What may be thought of as the first cyborg, is both very dumb—worm-brained—and rather clunky—a little, wheeled robot body. After digitally mapping the neurons of the simplistic C. elegans roundworm, a research team with the OpenWorm project has simulated the worm’s brain in a comparatively complicated wheeled robot. The result, as described by the folks at SingularityHUB: the robot behaved like a C. elegans roundworm, in so far as a robot can act like a roundworm, by moving and avoiding objects without being explicitly programmed to do so.
While robots can currently be programmed to perform similar operations, this research is intended to show how, given a digital map of an organism’s brain, a robotic body may be made to behave like its organic counterpart. Now, the C. elegans’ 302 neurons and 7,000 synapses don’t quite compare to a human’s roughly 86 billon neurons and 100 trillion synapses, but this research is considered to be a single, small step toward mapping the human brain nonetheless.
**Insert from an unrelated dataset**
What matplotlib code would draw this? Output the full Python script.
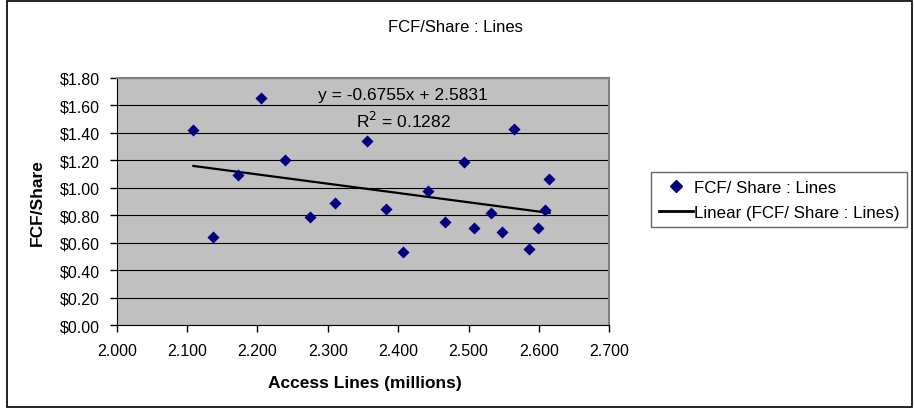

All of this on the heels of public figures like Stephen Hawking and Space X’s chief executive, Elon Musk, openly discussing their fear of full artificial intelligence. While these fears bear an uncanny resemblance to those at play in the Terminator franchise—was that a neural map of Arnie’s brain controlling the Terminator?—they do bring the discussion back to a key question: how and when should technological discovery be tempered by fear?